Academics Launch the Unit-e Decentralized Payments Network
Leading academics have joined forces to tackle unsolved challenges of Blockchain scalability and have officially launched Unit-e, a globally scalable decentralized payments system.
Professors from seven U.S. colleges including the Massachusetts Institute of Technology, Stanford University and University of California, Berkeley have teamed up to create a digital currency that they hope can achieve speeds Bitcoin users can only dream of without compromising on its core tenant of decentralization. The goal is to create a cryptocurrency that’s designed to do what Bitcoin has proved incapable of: processing thousands of transactions a second.
The Unit-e, as the virtual currency is called, is the first initiative of Distributed Technology Research (DTR), a non-profit foundation formed by the academics with backing from hedge fund Pantera Capital Management LP to develop decentralized technologies.
DTR is funding research to address the entire blockchain technology stack to deliver scalable performance.
“The blockchain and digital currency markets are at an interesting crossroads, reminiscent of the inflection points reached when industries such as telecom and the internet were coming of age,” said Babak Dastmaltschi, Chairman of the DTR Foundation Council. “These are transformative times. We are nearing the point where every person in the world is connected together. Advancements in distributed technologies will enable open networks, avoiding the need for centralized authorities. DTR was formed with the goal of enabling and supporting this revolution, and it is in this vein that we unveil Unit-e.”
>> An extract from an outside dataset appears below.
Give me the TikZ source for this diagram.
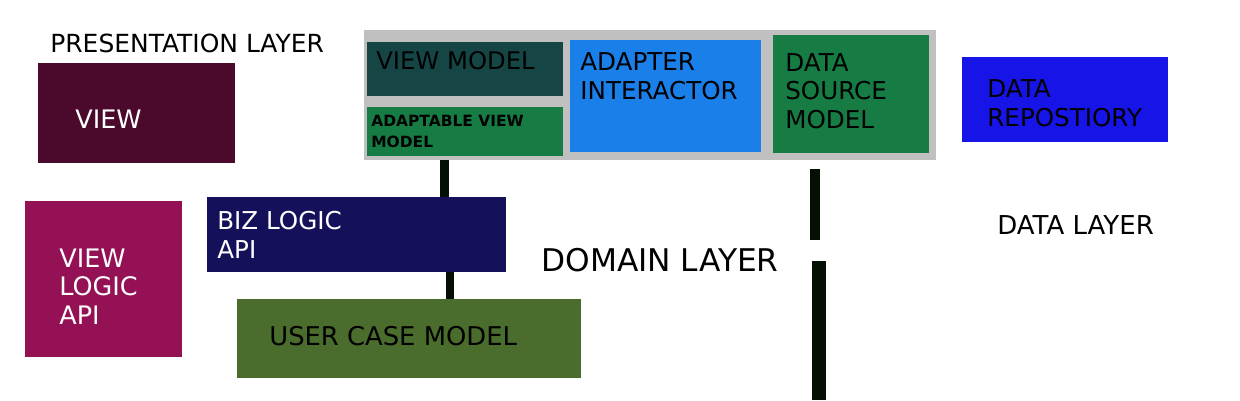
\documentclass[tikz,border=0pt]{standalone}
\usepackage{fontspec}
\setmainfont{DejaVu Sans}
\usepackage{tikz}
\usetikzlibrary{positioning}
\definecolor{panelgray}{HTML}{C0C0C0}
\definecolor{vmteal}{HTML}{154545}
\definecolor{modelgreen}{HTML}{167C43}
\definecolor{adapterblue}{HTML}{1A7FE8}
\definecolor{repoblue}{HTML}{1614E6}
\definecolor{viewplum}{HTML}{4B0A2C}
\definecolor{logicmag}{HTML}{941156}
\definecolor{biznavy}{HTML}{15105A}
\definecolor{caseolive}{HTML}{4A6C2C}
\definecolor{barink}{HTML}{051005}
\tikzset{
  block/.style={rectangle, draw=none, inner sep=0pt},
  txt/.style={inner sep=0pt, anchor=base west, align=left, font=\fontsize{14}{16}\selectfont},
  layertxt/.style={inner sep=0pt, anchor=base west, text=black},
  bar/.style={draw=barink, line width=0.17cm}
}

\begin{document}
\begin{tikzpicture}[x=0.02cm, y=-0.02cm]
  \useasboundingbox (0,0) rectangle (1240,400);
  % presentation layer
  \node[block, fill=panelgray, minimum width=11.44cm, minimum height=2.6cm] (panel) at (650,95) {};
  \node[block, fill=vmteal, minimum width=3.92cm, minimum height=1.08cm] (vm) at (465,69) {};
  \node[block, fill=modelgreen, minimum width=3.92cm, minimum height=0.98cm] (avm) at (465,131.5) {};
  \node[block, fill=adapterblue, minimum width=3.82cm, minimum height=2.24cm] (adapter) at (665.5,96) {};
  \node[block, fill=modelgreen, minimum width=3.12cm, minimum height=2.36cm] (dsm) at (851,94) {};
  \node[block, fill=repoblue, minimum width=4.12cm, minimum height=1.7cm] (repo) at (1065,99.5) {};
  \node[block, fill=viewplum, minimum width=3.94cm, minimum height=2.0cm] (view) at (136.5,113) {};
  \node[block, fill=logicmag, minimum width=3.14cm, minimum height=3.12cm] (vlapi) at (103.5,279) {};
  \node[block, fill=biznavy, minimum width=5.98cm, minimum height=1.5cm] (biz) at (356.5,234.5) {};
  \node[block, fill=caseolive, minimum width=6.88cm, minimum height=1.58cm] (ucm) at (409,338.5) {};

  % multi-line labels sit on their last baseline
  \node[txt, font=\fontsize{13.8}{16}\selectfont] (vmtxt) at (376,69.5) {VIEW MODEL};
  \node[txt, font=\bfseries\fontsize{8.8}{11.5}\selectfont] (avmtxt) at (371,147) {ADAPTABLE VIEW\\MODEL};
  \node[txt] (adaptertxt) at (580,99) {ADAPTER\\INTERACTOR};
  \node[txt] (dsmtxt) at (785,128) {DATA\\SOURCE\\MODEL};
  \node[txt] (repotxt) at (987,126) {DATA\\REPOSTIORY};
  \node[txt, text=white, font=\fontsize{14.5}{16}\selectfont] (viewtxt) at (75,128) {VIEW};
  \node[txt, text=white, font=\fontsize{14.5}{16.2}\selectfont] (vlapitxt) at (59,324) {VIEW\\LOGIC\\API};
  \node[txt, text=white] (biztxt) at (217,258) {BIZ LOGIC\\API};
  \node[txt, font=\fontsize{14.7}{16}\selectfont] (ucmtxt) at (269,345) {USER CASE MODEL};

  \node[layertxt, font=\fontsize{14.2}{16}\selectfont] (preslayer) at (50,52) {PRESENTATION LAYER};
  \node[layertxt, font=\fontsize{17.8}{20}\selectfont] (domlayer) at (541,271) {DOMAIN LAYER};
  \node[layertxt, font=\fontsize{14.8}{17}\selectfont] (datalayer) at (997,234) {DATA LAYER};

  \coordinate (b1) at (444.5,0);
  \coordinate (b2) at (450,0);
  \draw[bar] (b1 |- panel.south) -- (b1 |- biz.north);
  \draw[bar] (b2 |- biz.south) -- (b2 |- ucm.north);

  \coordinate (s1top) at (815,169);
  \coordinate (s1bot) at (815,240);
  \coordinate (s2top) at (819,261);
  \coordinate (s2bot) at (819,400);
  \draw[bar, line width=0.2cm] (s1top) -- (s1bot);
  \draw[bar, line width=0.28cm] (s2top) -- (s2bot);
\end{tikzpicture}
\end{document}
The Foundation was established with the belief that distributed trust will be at the core of our society and that innovative new research and development is needed to achieve this. Its mission is to promote large-scale collaboration across industry and academia by linking together a global community of thought leaders, developers and researchers across fields ranging from networking, distributed storage, information theory, communication theory, incentive design, game theory and cryptography.
“In the 10 years since Bitcoin first emerged, blockchains have developed from a novel idea to a field of academic research,” said Giulia Fanti, a lead researcher for DTR and Assistant Professor of Electrical and Computer Engineering at Carnegie Mellon University. “Our approach is to first understand fundamental limits on blockchain performance, then to develop solutions that operate as close to these limits as possible, with results that are provable within a rigorous theoretical framework.”
As a non-profit, all the Foundation’s resources must be directed towards supporting research and development. DTR is committed to growing both the research collaboration and the Unit-e open-source developer community globally with ongoing support and funding.
The solutions published to date seek to form a holistic package addressing each layer of the blockchain technology stack: consensus, sharding, payment channels, privacy and security, and economics and incentives. DTR’s vision for a consummate research program on blockchains is set out in a research manifesto, “Decentralized Payment Systems: Principles and Design,” which introduces the architecture of Unit-e and will be published as a research book.
Unit-e core is a top-tier team of open-source and distributed systems engineers based in Berlin, Germany. The team represents 8 nationalities with an average of 10 years of experience building protocols, developer tools, APIs and high-scale software across multiple industries. The team ensures the Unit-e codebase maintains the highest standards for code quality, security, protocol design and open-source readiness.
DTR plans to launch Unit-e in the second half of the year and aims to process as many as 10,000 transactions per second. That’s worlds away from the current average of between 3.3 and 7 transactions per second for Bitcoin and 10 to 30 transactions for Ethereum.